The rotor may be a rotating base for the invention. The rotor may be coupled to the two or more linear display arms and may be coupled to a shaft of an electric motor. The rotor may comprise control electronics. In some embodiments, the control electronics may be housed in an enlarged, central hub of the rotor.

The control electronics may control the illumination of the plurality of LEDs on the two or more linear display arms to present the 2-dimensional image. Specifically, the control electronics may determine when, during their rotation around a center of the rotor, each of the plurality of LEDs should be energized. The control electronics may remap pixels of a 2-dimensional image, or in an alternative, non-limiting example, from a 3-dimensional image, from a Cartesian coordinate system to polar coordinates and associated height, or z-axis, coordinates so that the control electronics can determine which of the plurality of LEDs that are following the circular paths should be illuminated and when. In some embodiments, the remapping of pixels from Cartesian to polar coordinates and associated height, or z-axis, coordinates may be repeated at a frame rate that results in multiple images being presented every second. This may give the impression of full-motion video being displayed on the invention in either 2-dimensional or 3-dimensional format.

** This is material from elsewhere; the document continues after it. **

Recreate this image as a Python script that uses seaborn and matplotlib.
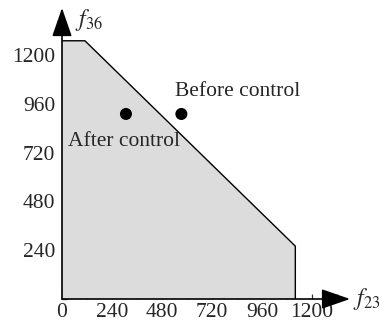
import matplotlib
matplotlib.use("Agg")
import matplotlib.pyplot as plt
import seaborn as sns
import pandas as pd
from matplotlib.ticker import MultipleLocator

# feasible region boundary (f23, f36)
region_f23 = [0, 0, 110, 1120, 1120]
region_f36 = [0, 1270, 1270, 260, 0]

point_names = ["After control", "Before control"]
point_f23 = [307, 573]
point_f36 = [910, 910]

x_ticks = [0, 240, 480, 720, 960, 1200]
y_ticks = [240, 480, 720, 960, 1200]

sns.set_theme(style="ticks")
plt.rcParams.update({
    "font.family": ["Liberation Serif", "DejaVu Serif"],
    "mathtext.fontset": "stix",
    "font.size": 15.5,
})

W, H = 380, 327
fig = plt.figure(figsize=(W / 100, H / 100), dpi=100)
x0, y0, x1, y1 = 62, 299, 350, 8
ax = fig.add_axes([x0 / W, 1 - y0 / H, (x1 - x0) / W, (y0 - y1) / H])
ax.set_xlim(0, (x1 - x0) / 0.20833)
ax.set_ylim(0, (y0 - y1) / 0.20333)

ax.fill(region_f23, region_f36, facecolor="#dcdcdc", edgecolor="none", zorder=1)
ax.plot(region_f23[1:], region_f36[1:], color="black", lw=1.0, zorder=2)

pts = pd.DataFrame({"f23": point_f23, "f36": point_f36, "name": point_names})
sns.scatterplot(data=pts, x="f23", y="f36", color="black", s=75,
                edgecolor="none", ax=ax, zorder=3, legend=False)
fig.text(68 / W, 1 - 141 / H, "After control", fontsize=15.5, ha="left", va="center")
fig.text(175 / W, 1 - 91 / H, "Before control", fontsize=15.5, ha="left", va="center")

for s in ["top", "right", "left", "bottom"]:
    ax.spines[s].set_visible(False)
# axis arrows
arrow = dict(arrowstyle="-|>,head_length=1.15,head_width=0.4",
             color="black", lw=1.2, shrinkA=0, shrinkB=0)
ax.annotate("", xy=(1, 0), xytext=(0, 0), xycoords="axes fraction",
            arrowprops=arrow, zorder=5)
ax.annotate("", xy=(0, 1), xytext=(0, 0), xycoords="axes fraction",
            arrowprops=arrow, zorder=5)

ax.set_xticks(x_ticks)
ax.set_yticks(y_ticks)
ax.xaxis.set_minor_locator(MultipleLocator(120))
ax.yaxis.set_minor_locator(MultipleLocator(120))
ax.tick_params(which="both", direction="in", length=3.5, width=0.9, color="#333333")
ax.tick_params(axis="x", which="major", pad=3)
ax.tick_params(axis="y", which="major", pad=5)
ax.tick_params(labelsize=15.5)
ax.set_xlabel("")
ax.set_ylabel("")

fig.text(75 / W, 1 - 20 / H, r"$f_{36}$", fontsize=17, ha="left", va="center")
fig.text(353 / W, 1 - 299 / H, r"$f_{23}$", fontsize=17, ha="left", va="center")

fig.savefig("out.png", dpi=100)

The control electronics may be able to sense a specific display angle of the rotor 400 with respect to the stator so that the 2-dimensional image may be repeatably oriented with respect to a reference angle. As a non-limiting example, the control electronics may sense signals arriving from one or more optical interrupters (not illustrated in the figures) at least once per rotation of the rotor. The control electronics may be able to sense the rotational speed of the rotor with respect to the stator. As a non-limiting example, speed of rotation may be derived from the timing of signals arriving from the one or more optical interrupters that are used to determine the reference angle. Sensing the rotational speed may allow the control electronics to adjust the timing of energization of the plurality of LEDs so that the control electronics might compensate for slight variations in the rotational speed for the rotor. In some embodiments, the control electronics may be able to control the speed of rotation of the rotor.

The two or more linear display arms may be coupled to the rotor in a radial arrangement. For the individual linear display arm selected from the two or more linear display arms, a proximal end of the individual linear display arm may be located at or adjacent to the center of the rotor and a distal end of the individual linear display arm may be suspended in the air away from the center of the rotor. The center of the rotor and all of the plurality of LEDs on the individual linear display arm form a straight line as viewed from above. For the purposes of describing the invention, the longitudinal axis of the shaft of the electric motor shall define the vertical or up/down direction with the plurality of LEDs being at the top and the stator being at the bottom. In this orientation, the invention will present the 2-dimensional image on the top of the invention.

The plurality of LEDs may be capable of displaying more than one color when energized and therefore the 2-dimensional image presented by the invention may be in color.

The plurality of LEDs on the individual linear display arm may be spaced a consistent distance apart, as measured from the center of a first LED to the center of a second LED where the first LED is adjacent to the second LED. This distance from the center of the first LED to the center of the second LED is known as an LED pitch.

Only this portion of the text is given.